My husband and I have been together since I was 13 and he was 15. We have been married since 2001. My (former) best friend was my friend since before he and I got married, and she had a fiance. My husband is my world to me. I love him so much, not just because of all that we have been through in the past 11 years, but for that special connection I felt with him. I don't want to be with anybody else or on my own so that's why I'm writing this. He was sleeping with my "best friend" for about a month when I found out. I found out from her fiance. After the inital shock and depression, I forgave him and he said he was sorry (but he didn't seem to have much remorse) and about 2 weeks later he screwed her again before a job interview. We were doing just fine for the past month and a half or so Wednesday when I walked in on them in bed together (not doing anything in bed, just laying there), took my wedding ring off and threw it at him. I went to the courthouse to get divorce papers. I was sure I was going to divorce him. Now he is grieving and remorseful, and seems to be his old self again. He was crying how sorry he was and how he will do anything to win me back and save our marriage. He never cries. This time I believe he is sorry, but am I setting myself up for heartache again? We don't have kids, but we wanted to have kids someday, so that's on the back burner. All I want is him and I want to work it out, but I've got to look out for ME. I'm better than that. I'm a very naive and forgiving person, so I'm easily walked on. I have a feeling I'm going to give it one more chance (even though I've said it before twice). I just feel so betrayed and lost and confused right now. Any thoughts?
Re: How 2 forgive my husband after cheating with my "best friend"
November 12 2005, 3:31 PM
Howdy Tiffany,
Welcome to the Recovery and Discovery Affair Forum. I'm very sorry you had to find us however you've found a safe place along with alot of caring, sharing and wisdom from the folks here.

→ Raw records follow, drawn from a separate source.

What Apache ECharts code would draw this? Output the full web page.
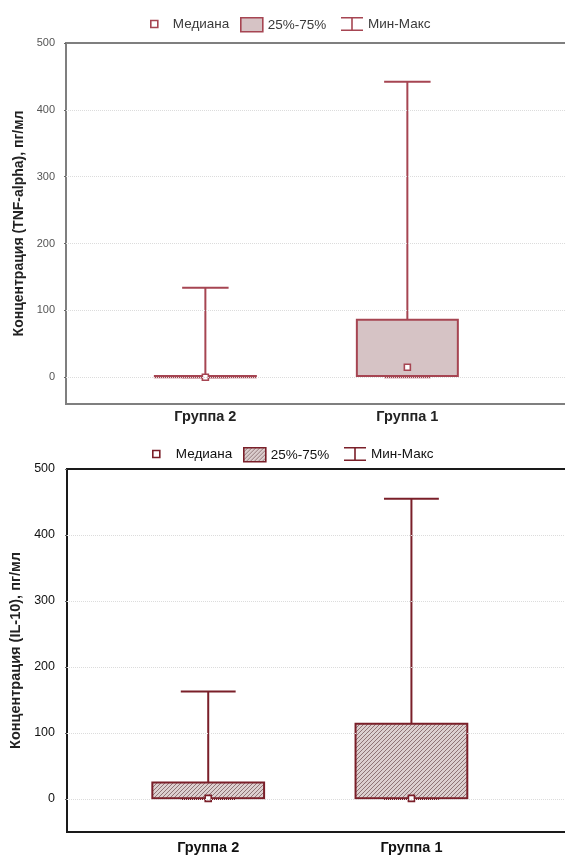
<!DOCTYPE html>
<html><head><meta charset="utf-8">
<script src="https://cdn.jsdelivr.net/npm/echarts@6/dist/echarts.min.js"></script>
<style>html,body{margin:0;padding:0;background:#fff}#c{width:565px;height:856px}</style>
</head><body><div id="c"></div>
<script>
// ---- data ----
var groups = ['Группа 2', 'Группа 1'];
var groupX = [1, 2];
var yTicks = [0, 100, 200, 300, 400, 500];
// TNF-alpha, pg/ml
var tnfMin = [0, 0];
var tnfQ1 = [0, 2];
var tnfMed = [0, 15];
var tnfQ3 = [2, 86];
var tnfMax = [134, 442];
// IL-10, pg/ml
var ilMin = [0, 0];
var ilQ1 = [1, 1];
var ilMed = [1, 1];
var ilQ3 = [25, 114];
var ilMax = [163, 455];
var legendNames = ['Медиана', '25%-75%', 'Мин-Макс'];

function rows(mn, q1, md, q3, mx) {
  return groupX.map(function (x, i) { return [x, mn[i], q1[i], md[i], q3[i], mx[i]]; });
}

// hatch pattern for lower chart
function hatch() {
  var c = document.createElement('canvas');
  c.width = 4; c.height = 4;
  var g = c.getContext('2d');
  g.fillStyle = '#dccfcf'; g.fillRect(0, 0, 4, 4);
  g.strokeStyle = '#8f7475'; g.lineWidth = 1;
  g.beginPath();
  g.moveTo(-1, 5); g.lineTo(5, -1);
  g.moveTo(-1, 1); g.lineTo(1, -1);
  g.moveTo(3, 5); g.lineTo(5, 3);
  g.stroke();
  return c;
}
var hatchFill = { image: hatch(), repeat: 'repeat' };

function makeRender(boxW, capW, lineColor, fill, lw) {
  return function (params, api) {
    var x = api.value(0);
    var pMin = api.coord([x, api.value(1)]);
    var pQ1 = api.coord([x, api.value(2)]);
    var pMed = api.coord([x, api.value(3)]);
    var pQ3 = api.coord([x, api.value(4)]);
    var pMax = api.coord([x, api.value(5)]);
    var hb = api.size([boxW, 0])[0] / 2;
    var hc = api.size([capW, 0])[0] / 2;
    var ls = { stroke: lineColor, lineWidth: lw };
    return {
      type: 'group',
      children: [
        { type: 'line', shape: { x1: pMax[0], y1: pMax[1], x2: pQ3[0], y2: pQ3[1] }, style: ls },
        { type: 'line', shape: { x1: pQ1[0], y1: pQ1[1], x2: pMin[0], y2: pMin[1] }, style: ls },
        { type: 'line', shape: { x1: pMax[0] - hc, y1: pMax[1], x2: pMax[0] + hc, y2: pMax[1] }, style: ls },
        { type: 'line', shape: { x1: pMin[0] - hc, y1: pMin[1], x2: pMin[0] + hc, y2: pMin[1] }, style: ls },
        { type: 'rect', shape: { x: pQ3[0] - hb, y: pQ3[1], width: hb * 2, height: Math.max(pQ1[1] - pQ3[1], 0.5) },
          style: { fill: fill, stroke: lineColor, lineWidth: lw } },
        { type: 'rect', shape: { x: pMed[0] - 3, y: pMed[1] - 3, width: 6, height: 6 },
          style: { fill: '#ffffff', stroke: lineColor, lineWidth: 1.6 } }
      ]
    };
  };
}

var FONT = 'Liberation Sans, Arial, sans-serif';
var topLine = '#a64552', topFill = '#d6c3c5';
var botLine = '#7a1f29';
var whiskerIcon = 'path://M0,0H22V1.6H11.8V12.4H22V14H0V12.4H10.2V1.6H0Z';

function legendSet(top, lefts, fontSize, color, lineC, boxFill, pad) {
  var common = { top: top, padding: 0, selectedMode: false };
  return [
    Object.assign({ left: lefts[0], itemWidth: 7, itemHeight: 7, data: [{ name: legendNames[0], icon: 'rect',
        itemStyle: { color: '#fff', borderColor: lineC, borderWidth: 1.6 } }],
      textStyle: { fontFamily: FONT, fontSize: fontSize, color: color, padding: [0, 0, 0, pad] } }, common),
    Object.assign({ left: lefts[1], itemWidth: 22, itemHeight: 14, data: [{ name: legendNames[1], icon: 'rect',
        itemStyle: { color: boxFill, borderColor: lineC, borderWidth: 1.6 } }],
      textStyle: { fontFamily: FONT, fontSize: fontSize, color: color } }, common),
    Object.assign({ left: lefts[2], itemWidth: 22, itemHeight: 14, data: [{ name: legendNames[2], icon: whiskerIcon,
        itemStyle: { color: lineC, borderWidth: 0 } }],
      textStyle: { fontFamily: FONT, fontSize: fontSize, color: color } }, common)
  ];
}

function xAxisCfg(gi, min, max, fs, margin, color) {
  return {
    type: 'value', gridIndex: gi, min: min, max: max,
    axisLine: { show: false }, splitLine: { show: false },
    axisTick: { show: true, inside: true, length: 3, customValues: groupX, lineStyle: { color: '#444' } },
    axisLabel: { customValues: groupX, margin: margin, fontFamily: FONT, fontSize: fs, fontWeight: 'bold', color: color,
      formatter: function (v) { var i = groupX.indexOf(v); return i >= 0 ? groups[i] : ''; } }
  };
}
function yAxisCfg(gi, min, name, fs, color, margin, nameFs, nameGap) {
  return {
    type: 'value', gridIndex: gi, min: min, max: 500,
    axisLine: { show: false }, splitLine: { show: false },
    axisTick: { show: true, length: 2, customValues: yTicks, lineStyle: { color: '#666' } },
    axisLabel: { customValues: yTicks, margin: margin, fontFamily: FONT, fontSize: fs, color: color },
    name: name, nameLocation: 'middle', nameGap: nameGap, nameRotate: 90,
    nameTextStyle: { fontFamily: FONT, fontSize: nameFs, fontWeight: 'bold', color: '#222' }
  };
}

function gridLines(xi, yi) {
  return {
    type: 'line', xAxisIndex: xi, yAxisIndex: yi, data: [], z: 0, silent: true,
    markLine: { silent: true, symbol: 'none', label: { show: false }, animation: false,
      lineStyle: { color: '#dcdcdc', type: 'dotted', width: 1 },
      data: yTicks.filter(function (v) { return v < 500; }).map(function (v) { return { yAxis: v }; }) }
  };
}

var option = {
  animation: false,
  backgroundColor: '#ffffff',
  grid: [
    { left: 66, top: 43, width: 509, height: 361, outerBoundsMode: 'none', containLabel: false, show: true, borderColor: '#7f7f7f', borderWidth: 2, backgroundColor: 'transparent' },
    { left: 67, top: 469, width: 508, height: 363, outerBoundsMode: 'none', containLabel: false, show: true, borderColor: '#1a1a1a', borderWidth: 2, backgroundColor: 'transparent' }
  ],
  legend: legendSet(17, [150, 240, 341], 13.5, '#3a3a3a', topLine, topFill, 10)
    .concat(legendSet(447, [152, 243, 344], 13.5, '#111', botLine, hatchFill, 11)),
  xAxis: [
    xAxisCfg(0, 0.31, 2.83, 14.5, 5, '#222'),
    xAxisCfg(1, 0.305, 2.805, 14.5, 8, '#111')
  ],
  yAxis: [
    yAxisCfg(0, -40, 'Концентрация (TNF-alpha), пг/мл', 11, '#555', 11, 14, 39),
    yAxisCfg(1, -50, 'Концентрация (IL-10), пг/мл', 12.5, '#111', 12, 14.5, 36)
  ],
  series: [
    gridLines(0, 0), gridLines(1, 1),
    { type: 'custom', name: '25%-75%', xAxisIndex: 0, yAxisIndex: 0, z: 3,
      encode: { x: 0, y: [1, 2, 3, 4, 5] },
      renderItem: makeRender(0.5, 0.23, topLine, topFill, 2),
      data: rows(tnfMin, tnfQ1, tnfMed, tnfQ3, tnfMax) },
    { type: 'custom', name: '25%-75%', xAxisIndex: 1, yAxisIndex: 1, z: 3,
      encode: { x: 0, y: [1, 2, 3, 4, 5] },
      renderItem: makeRender(0.55, 0.27, botLine, hatchFill, 2),
      data: rows(ilMin, ilQ1, ilMed, ilQ3, ilMax) },
    { type: 'line', name: 'Медиана', xAxisIndex: 0, yAxisIndex: 0, data: [] },
    { type: 'line', name: 'Мин-Макс', xAxisIndex: 0, yAxisIndex: 0, data: [] }
  ]
};
var chart = echarts.init(document.getElementById('c'), null, { renderer: 'canvas' });
chart.setOption(option);
</script></body></html>
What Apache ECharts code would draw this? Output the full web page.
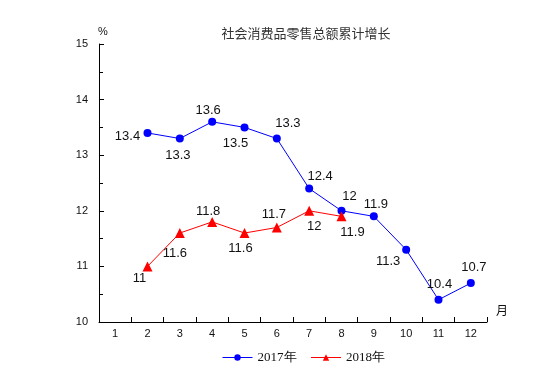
<!DOCTYPE html>
<html>
<head>
<meta charset="utf-8">
<script src="https://cdn.jsdelivr.net/npm/echarts@6/dist/echarts.min.js"></script>
<style>html,body{margin:0;padding:0;background:#fff;}#c{width:555px;height:385px;}</style>
</head>
<body>
<div id="c"></div>
<script>
var months = ['1','2','3','4','5','6','7','8','9','10','11','12'];
var yTicks = [10, 11, 12, 13, 14, 15];
var series2017 = [null, 13.4, 13.3, 13.6, 13.5, 13.3, 12.4, 12, 11.9, 11.3, 10.4, 10.7];
var series2018 = [null, 11, 11.6, 11.8, 11.6, 11.7, 12, 11.9, null, null, null, null];
var names = ['2017年', '2018年'];
var titleText = '社会消费品零售总额累计增长';

// label offsets (style only) relative to each point centre
var off2017 = [null, [-20,3], [-2,17], [-4,-11], [-9,16], [11,-15], [11,-12], [8,-14], [2,-12], [-18,12], [1,-15], [3,-16]];
var off2018 = [null, [-8,12], [-5,20], [-4,-10], [-4,15], [-3,-13], [5,16], [11,16], null, null, null, null];

function build(vals, offs) {
  return vals.map(function (v, i) {
    if (v === null) return null;
    return { value: v, label: { offset: offs[i] } };
  });
}

var labelStyle = {
  show: true, position: 'inside', align: 'center', verticalAlign: 'middle',
  fontFamily: 'Liberation Sans', fontSize: 13, color: '#111'
};

var chart = echarts.init(document.getElementById('c'), null, { renderer: 'canvas' });
chart.setOption({
  animation: false,
  backgroundColor: '#fff',
  title: {
    text: titleText, left: 301, top: 22, textAlign: 'center',
    textStyle: { fontFamily: 'Noto Sans CJK SC', fontSize: 13, fontWeight: 'normal', color: '#333' }
  },
  legend: {
    left: 217, top: 346, itemWidth: 30, itemHeight: 8, itemGap: 14,
    data: names, lineStyle: { width: 1 },
    textStyle: { fontFamily: 'Liberation Serif', fontSize: 13, color: '#111' }
  },
  grid: { left: 99, right: 68, top: 44, bottom: 63, containLabel: false },
  xAxis: {
    type: 'category', data: months, boundaryGap: true,
    axisLine: { show: true, lineStyle: { color: '#000', width: 1 } },
    axisTick: { show: true, inside: true, length: 5, alignWithLabel: false, lineStyle: { color: '#000', width: 1 } },
    axisLabel: { fontFamily: 'Liberation Sans', fontSize: 11, color: '#111', margin: 6 },
    splitLine: { show: false }
  },
  yAxis: {
    type: 'value', min: yTicks[0], max: yTicks[yTicks.length - 1], interval: 1,
    axisLine: { show: true, lineStyle: { color: '#000', width: 1 } },
    axisTick: { show: true, inside: true, length: 5, lineStyle: { color: '#000', width: 1 } },
    minorTick: { show: true, splitNumber: 2, length: 4, lineStyle: { color: '#000', width: 1 } },
    axisLabel: { fontFamily: 'Liberation Sans', fontSize: 11, color: '#111', margin: 11 },
    splitLine: { show: false }
  },
  graphic: [
    { type: 'text', left: 98, top: 26, style: { text: '%', fontFamily: 'Liberation Sans', fontSize: 11, fill: '#111' } },
    { type: 'text', left: 496, top: 304, style: { text: '月', fontFamily: 'Noto Sans CJK SC', fontSize: 12, fill: '#111' } }
  ],
  series: [
    {
      name: names[0], type: 'line', data: build(series2017, off2017),
      symbol: 'circle', symbolSize: 8, connectNulls: false,
      itemStyle: { color: '#0000FF' }, lineStyle: { color: '#0000FF', width: 1 },
      label: labelStyle
    },
    {
      name: names[1], type: 'line', data: build(series2018, off2018),
      symbol: 'triangle', symbolSize: 10, connectNulls: false,
      itemStyle: { color: '#FF0000' }, lineStyle: { color: '#FF0000', width: 1 },
      label: labelStyle
    }
  ]
});
</script>
</body>
</html>
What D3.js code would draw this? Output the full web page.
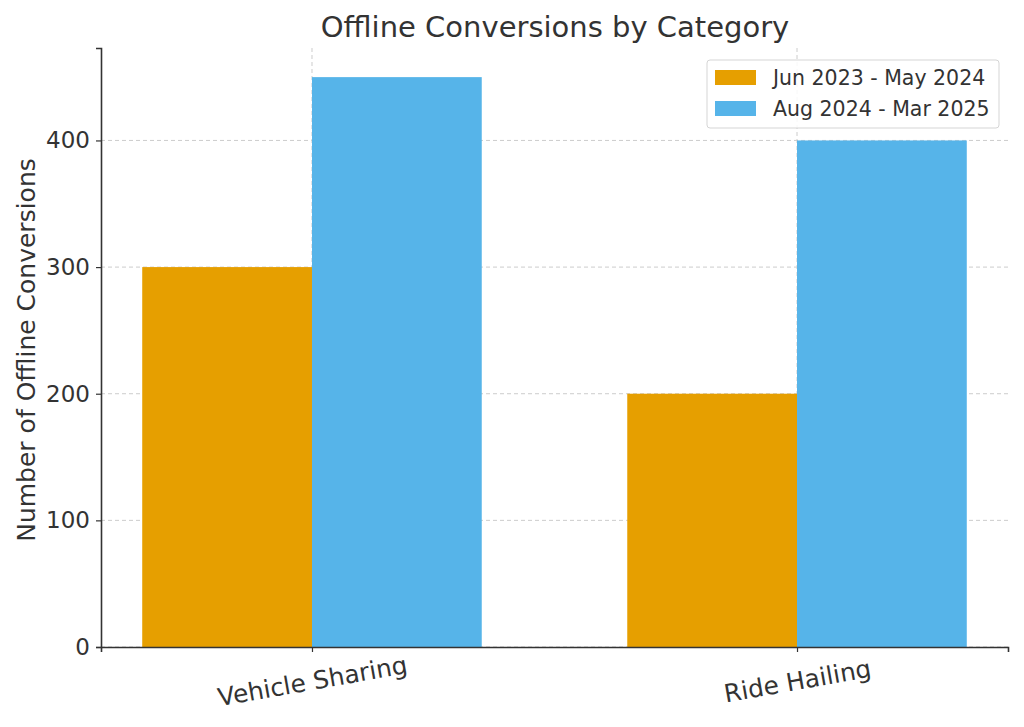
<!DOCTYPE html>
<html>
<head>
<meta charset="utf-8">
<title>Offline Conversions by Category</title>
<script src="https://d3js.org/d3.v7.min.js"></script>
<style>
  body { margin: 0; background: #fff; }
  text { font-family: "DejaVu Sans", sans-serif; fill: #333; }
</style>
</head>
<body>
<div id="wrapper"></div>
<script>
const categories = ["Vehicle Sharing", "Ride Hailing"];
const seriesNames = ["Jun 2023 - May 2024", "Aug 2024 - Mar 2025"];
const seriesA = [300, 200];
const seriesB = [450, 400];
const yTicks = [0, 100, 200, 300, 400];
const colors = ["#E69F00", "#56B4E9"];

const dimensions = {
  width: 1024,
  height: 727,
  margin: { top: 48, right: 16, bottom: 80, left: 101 }
};
dimensions.boundedWidth = dimensions.width - dimensions.margin.left - dimensions.margin.right;
dimensions.boundedHeight = dimensions.height - dimensions.margin.top - dimensions.margin.bottom;

const svg = d3.select("#wrapper").append("svg")
  .attr("width", dimensions.width)
  .attr("height", dimensions.height);

const bounds = svg.append("g")
  .attr("transform", `translate(${dimensions.margin.left},${dimensions.margin.top})`);

const barWidth = 0.35;
const xScale = d3.scaleLinear()
  .domain([-0.435, 1.435])
  .range([0, dimensions.boundedWidth]);
const yScale = d3.scaleLinear()
  .domain([0, 473])
  .range([dimensions.boundedHeight, 0]);

// grid
bounds.append("g").selectAll("line")
  .data(yTicks)
  .join("line")
  .attr("x1", 0).attr("x2", dimensions.boundedWidth)
  .attr("y1", d => yScale(d)).attr("y2", d => yScale(d))
  .attr("stroke", "#ccc").attr("stroke-width", 1).attr("stroke-dasharray", "4,3");
bounds.append("g").selectAll("line")
  .data(categories)
  .join("line")
  .attr("x1", (d, i) => xScale(i)).attr("x2", (d, i) => xScale(i))
  .attr("y1", 0).attr("y2", dimensions.boundedHeight)
  .attr("stroke", "#ccc").attr("stroke-width", 1).attr("stroke-dasharray", "4,3");

// bars
const series = [seriesA, seriesB];
series.forEach((vals, s) => {
  bounds.append("g").selectAll("rect")
    .data(vals)
    .join("rect")
    .attr("x", (d, i) => xScale(i + (s === 0 ? -barWidth : 0)))
    .attr("width", xScale(barWidth) - xScale(0))
    .attr("y", d => yScale(d))
    .attr("height", d => yScale(0) - yScale(d))
    .attr("fill", colors[s]);
});

// axes
const yAxis = bounds.append("g")
  .call(d3.axisLeft(yScale).tickValues(yTicks).tickSize(5).tickPadding(6));
yAxis.selectAll("text").style("font-size", "23px");

const xAxis = bounds.append("g")
  .attr("transform", `translate(0,${dimensions.boundedHeight})`)
  .call(d3.axisBottom(xScale).tickValues([0, 1]).tickFormat(i => categories[i]).tickSize(5));
xAxis.selectAll("text")
  .style("font-size", "24.8px")
  .attr("text-anchor", "middle")
  .attr("y", 0)
  .attr("dy", "0.35em")
  .attr("transform", "translate(0,34) rotate(-10)");

[yAxis, xAxis].forEach(ax => {
  ax.select(".domain").attr("stroke", "#333").attr("stroke-width", 1.6);
  ax.selectAll(".tick line").attr("stroke", "#333").attr("stroke-width", 1.2);
});

// labels
svg.append("text")
  .attr("x", 555)
  .attr("y", 37)
  .attr("text-anchor", "middle")
  .style("font-size", "29px")
  .text("Offline Conversions by Category");

svg.append("text")
  .attr("transform", `translate(35,350) rotate(-90)`)
  .attr("text-anchor", "middle")
  .style("font-size", "25px")
  .text("Number of Offline Conversions");

// legend
const legend = svg.append("g").attr("transform", "translate(707,60)");
legend.append("rect")
  .attr("width", 292).attr("height", 68).attr("rx", 3)
  .attr("fill", "#fff").attr("fill-opacity", 0.85)
  .attr("stroke", "#d5d5d5");
seriesNames.forEach((name, i) => {
  legend.append("rect")
    .attr("x", 8).attr("y", 10 + i * 31)
    .attr("width", 41).attr("height", 15)
    .attr("fill", colors[i]);
  legend.append("text")
    .attr("x", 66).attr("y", 25 + i * 31)
    .style("font-size", "20.5px")
    .text(name);
});
</script>
</body>
</html>
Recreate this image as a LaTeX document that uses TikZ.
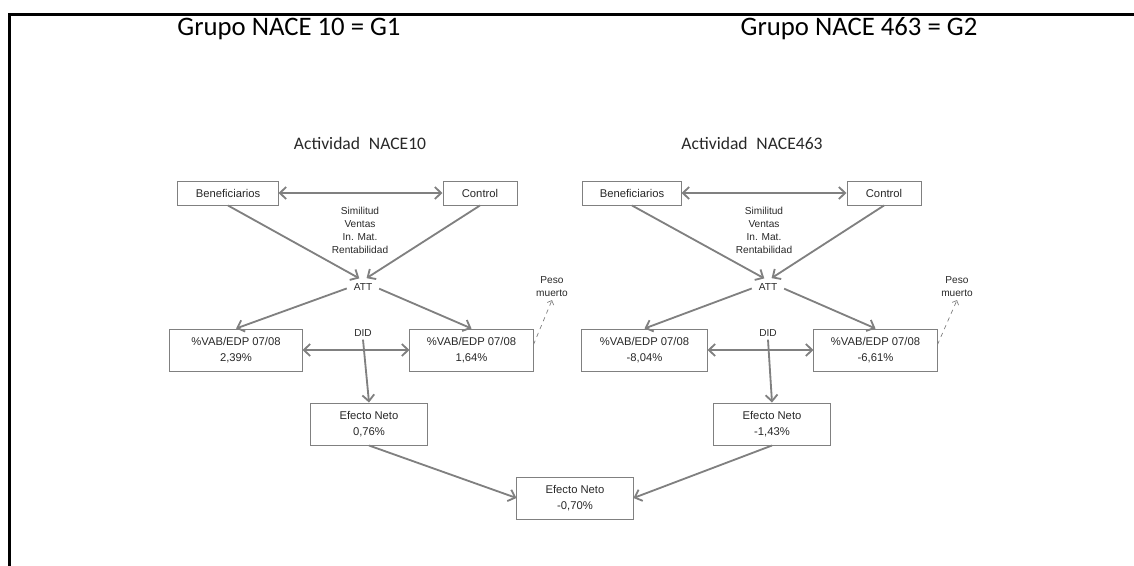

Hopefully the first thing this site provides new members is letting them (you) know you are not alone.
The title of your post..."How to Forgive Your Husband..." says alot. In my opinion forgiveness is the easy part. Its the journey to get there that is difficult.
First of all he needs to earn it and that is going to take time. Is he answering all your questions? Has he made himself an open book to you? Has he told you everything? Has he told you why he thought he had the right to step outside the marriage? What is he willing to do to make you feel safe?
On top of that you are dealing with the betrayal of your best friend... the person you most likely would have turned to for help. Talk about a double whammy.
There are some good books out there:
• The Monogamy Myth by Peggy Vaughan
• After the Affair by Janis Abrahms-Spring
• How can I forgive you by Janis Abrahm Spring
• Not Just Friends by Dr. Shirley Glass
Read as much as you can. Knowledge is power.
Try to eat, sleep and exercise(I know that is difficult) but you must try. If you need meds, get to a doc ASAP.
Think about what you want...what must happen for the marriage to continue.
We're here when/if you need us.
Regards,
Tex
Edited: typos
This message has been edited by TexMac64 on Nov 12, 2005 3:45 PM This message has been edited by TexMac64 on Nov 12, 2005 3:35 PM
Re: How 2 forgive my husband after cheating with my "best friend"
November 12 2005, 11:08 PM
Tiffany, I know what you're feeling. My W had her affair with one of my best friends as well. This double betrayel is a very tough nut to crack.
First thing you should to is print out Tex's post and read it every morning. Set goals for yourself every day, give yourself something to focus on. Items like "I will eat 3 meals today", or "I will try to get some rest today" are good ones to start. One of my goals almost from the beginning may seem strange, but I wanted to someday be able to joke about my W's affair with her. Humor has always been my way of dealing with life's stress, and early on in recovery, NOTHING made me smile, let alone laugh. Getting my sense of humor back was paramount to my sanity. And yes, that goal I mentioned WAS achieved.
As for the friend, my thinking is that they couldn't have been that good of a friend if they were willing to betray your friendship for a roll in the hay.
We tell people here that one of the goals in affair recovery is to make the Other Person (OP) a non-issue in recovery, as they aren't the ones you're married to.
In situations like ours, it's much tougher to do that, as not only do we KNOW the OP, they are/were a great friend!
I wish you courage and strength. We'll be here to help,
Cory
You are not a human being having a spiritual experience, but a spiritual being having a human experience.